**WHAT THE EXERCISE ASKS**: Repeat exactly the lines running from the first line of the data to the line containing "ax.plot(t_m3, v_m3, color='black', lw=2.2, ls=DOT, zorder=2)", both ends included, and nothing else; drop the pictures.

**DATA SECTION**:
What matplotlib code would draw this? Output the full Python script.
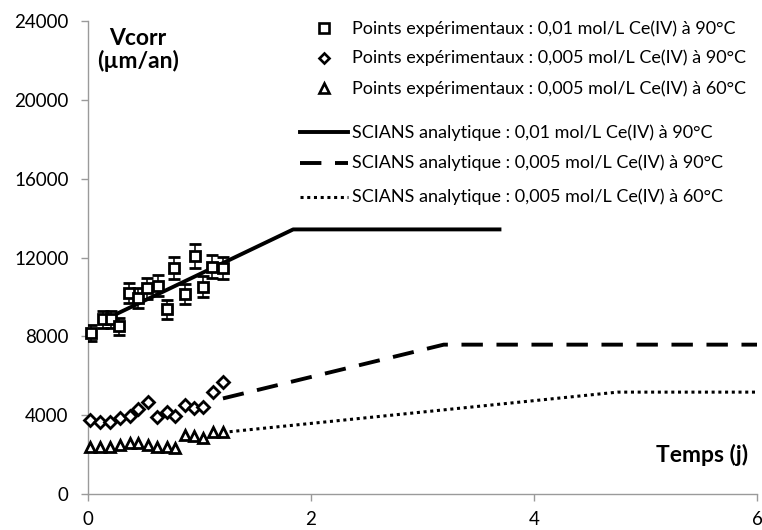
import matplotlib
matplotlib.use("Agg")
import matplotlib.pyplot as plt

plt.rcParams['font.family'] = ['Lato', 'DejaVu Sans']

# Experimental points
t_sq = [0.03, 0.13, 0.21, 0.28, 0.37, 0.45, 0.53, 0.63, 0.71, 0.77, 0.87, 0.96, 1.03, 1.11, 1.21]
v_sq = [8190, 8860, 8860, 8520, 10180, 9960, 10440, 10570, 9370, 11480, 10150, 12080, 10520, 11530, 11480]
e_sq = [410, 440, 440, 430, 510, 500, 520, 530, 470, 570, 510, 600, 530, 580, 570]

t_di = [0.02, 0.11, 0.20, 0.29, 0.38, 0.45, 0.54, 0.62, 0.71, 0.78, 0.87, 0.95, 1.03, 1.12, 1.21]
v_di = [3760, 3670, 3670, 3840, 3960, 4300, 4690, 3920, 4180, 3960, 4520, 4350, 4400, 5190, 5670]

t_tr = [0.02, 0.11, 0.20, 0.29, 0.38, 0.45, 0.54, 0.62, 0.71, 0.78, 0.87, 0.95, 1.03, 1.12, 1.21]
v_tr = [2400, 2400, 2400, 2490, 2570, 2570, 2490, 2370, 2370, 2320, 2990, 2940, 2830, 3160, 3160]

# Analytical model (SCIANS)
t_m1 = [0.26, 1.84, 3.69]
v_m1 = [9150, 13430, 13430]
t_m2 = [1.21, 3.19, 6.0]
v_m2 = [4850, 7580, 7580]
t_m3 = [1.27, 4.75, 6.0]
v_m3 = [3160, 5170, 5170]

legend_labels = [
    "Points expérimentaux : 0,01 mol/L Ce(IV) à 90°C",
    "Points expérimentaux : 0,005 mol/L Ce(IV) à 90°C",
    "Points expérimentaux : 0,005 mol/L Ce(IV) à 60°C",
    "SCIANS analytique : 0,01 mol/L Ce(IV) à 90°C",
    "SCIANS analytique : 0,005 mol/L Ce(IV) à 90°C",
    "SCIANS analytique : 0,005 mol/L Ce(IV) à 60°C",
]

x_ticks = [0, 2, 4, 6]
y_ticks = [0, 4000, 8000, 12000, 16000, 20000, 24000]

SOLID = '-'
DASH = (0, (5.5, 3.5))
DOT = (0, (1, 1.2))

fig = plt.figure(figsize=(7.62, 5.30), dpi=100)
ax = fig.add_axes([0.1155, 0.068, 0.878, 0.892])

ax.plot(t_m1, v_m1, color='black', lw=2.8, ls=SOLID, zorder=2)
ax.plot(t_m2, v_m2, color='black', lw=2.8, ls=DASH, zorder=2)
ax.plot(t_m3, v_m3, color='black', lw=2.2, ls=DOT, zorder=2)

eb = ax.errorbar(t_sq, v_sq, yerr=e_sq, fmt='s', ms=7.5, mfc='white', mec='black', mew=2,
                 ecolor='black', elinewidth=1.1, capsize=4, capthick=1.1, zorder=3)
eb.lines[0].set_clip_on(False)
ax.plot(t_di, v_di, 'D', ms=6.3, mfc='white', mec='black', mew=2, zorder=3, clip_on=False)
ax.plot(t_tr, v_tr, '^', ms=7.5, mfc='white', mec='black', mew=2, zorder=3, clip_on=False)

ax.set_xlim(0, 6)
ax.set_ylim(0, 24000)
ax.set_xticks(x_ticks)
ax.set_yticks(y_ticks)
ax.set_xticklabels([str(v) for v in x_ticks])
ax.set_yticklabels([str(v) for v in y_ticks])
for s in ['top', 'right']:
    ax.spines[s].set_visible(False)
for s in ['left', 'bottom']:
    ax.spines[s].set_color('#9a9a9a')
    ax.spines[s].set_linewidth(1)
ax.tick_params(axis='both', colors='#9a9a9a', length=5, width=1, labelsize=13.5, labelcolor='black')
ax.tick_params(axis='x', pad=7)
ax.tick_params(axis='y', pad=9)

ax.text(0.075, 0.985, "Vcorr\n(µm/an)", transform=ax.transAxes, fontsize=16.5, fontweight='bold',
        va='top', ha='center', linespacing=1.05, multialignment='center')
ax.text(0.987, 0.082, "Temps (j)", transform=ax.transAxes, fontsize=16.5, fontweight='bold',
        va='center', ha='right')

# Manual legend
rows_y = [0.985, 0.922, 0.858, 0.765, 0.700, 0.628]
mk = [('s', 6.5), ('D', 5.3), ('^', 6.5)]
for i in range(3):
    ax.plot([0.353], [rows_y[i]], mk[i][0], ms=mk[i][1], mfc='white', mec='black', mew=1.9,
            transform=ax.transAxes, clip_on=False)
    ax.text(0.395, rows_y[i], legend_labels[i], transform=ax.transAxes, fontsize=13, va='center')
styles = [(SOLID, 2.8), (DASH, 2.8), (DOT, 2.2)]
for j in range(3):
    ax.plot([0.317, 0.389], [rows_y[3 + j]] * 2, color='black', ls=styles[j][0], lw=styles[j][1],
            transform=ax.transAxes, clip_on=False)
    ax.text(0.395, rows_y[3 + j], legend_labels[3 + j], transform=ax.transAxes, fontsize=13, va='center')

fig.savefig("out.png", dpi=100)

**EXERCISE ANSWER**:
What matplotlib code would draw this? Output the full Python script.
import matplotlib
matplotlib.use("Agg")
import matplotlib.pyplot as plt

plt.rcParams['font.family'] = ['Lato', 'DejaVu Sans']

# Experimental points
t_sq = [0.03, 0.13, 0.21, 0.28, 0.37, 0.45, 0.53, 0.63, 0.71, 0.77, 0.87, 0.96, 1.03, 1.11, 1.21]
v_sq = [8190, 8860, 8860, 8520, 10180, 9960, 10440, 10570, 9370, 11480, 10150, 12080, 10520, 11530, 11480]
e_sq = [410, 440, 440, 430, 510, 500, 520, 530, 470, 570, 510, 600, 530, 580, 570]

t_di = [0.02, 0.11, 0.20, 0.29, 0.38, 0.45, 0.54, 0.62, 0.71, 0.78, 0.87, 0.95, 1.03, 1.12, 1.21]
v_di = [3760, 3670, 3670, 3840, 3960, 4300, 4690, 3920, 4180, 3960, 4520, 4350, 4400, 5190, 5670]

t_tr = [0.02, 0.11, 0.20, 0.29, 0.38, 0.45, 0.54, 0.62, 0.71, 0.78, 0.87, 0.95, 1.03, 1.12, 1.21]
v_tr = [2400, 2400, 2400, 2490, 2570, 2570, 2490, 2370, 2370, 2320, 2990, 2940, 2830, 3160, 3160]

# Analytical model (SCIANS)
t_m1 = [0.26, 1.84, 3.69]
v_m1 = [9150, 13430, 13430]
t_m2 = [1.21, 3.19, 6.0]
v_m2 = [4850, 7580, 7580]
t_m3 = [1.27, 4.75, 6.0]
v_m3 = [3160, 5170, 5170]

legend_labels = [
    "Points expérimentaux : 0,01 mol/L Ce(IV) à 90°C",
    "Points expérimentaux : 0,005 mol/L Ce(IV) à 90°C",
    "Points expérimentaux : 0,005 mol/L Ce(IV) à 60°C",
    "SCIANS analytique : 0,01 mol/L Ce(IV) à 90°C",
    "SCIANS analytique : 0,005 mol/L Ce(IV) à 90°C",
    "SCIANS analytique : 0,005 mol/L Ce(IV) à 60°C",
]

x_ticks = [0, 2, 4, 6]
y_ticks = [0, 4000, 8000, 12000, 16000, 20000, 24000]

SOLID = '-'
DASH = (0, (5.5, 3.5))
DOT = (0, (1, 1.2))

fig = plt.figure(figsize=(7.62, 5.30), dpi=100)
ax = fig.add_axes([0.1155, 0.068, 0.878, 0.892])

ax.plot(t_m1, v_m1, color='black', lw=2.8, ls=SOLID, zorder=2)
ax.plot(t_m2, v_m2, color='black', lw=2.8, ls=DASH, zorder=2)
ax.plot(t_m3, v_m3, color='black', lw=2.2, ls=DOT, zorder=2)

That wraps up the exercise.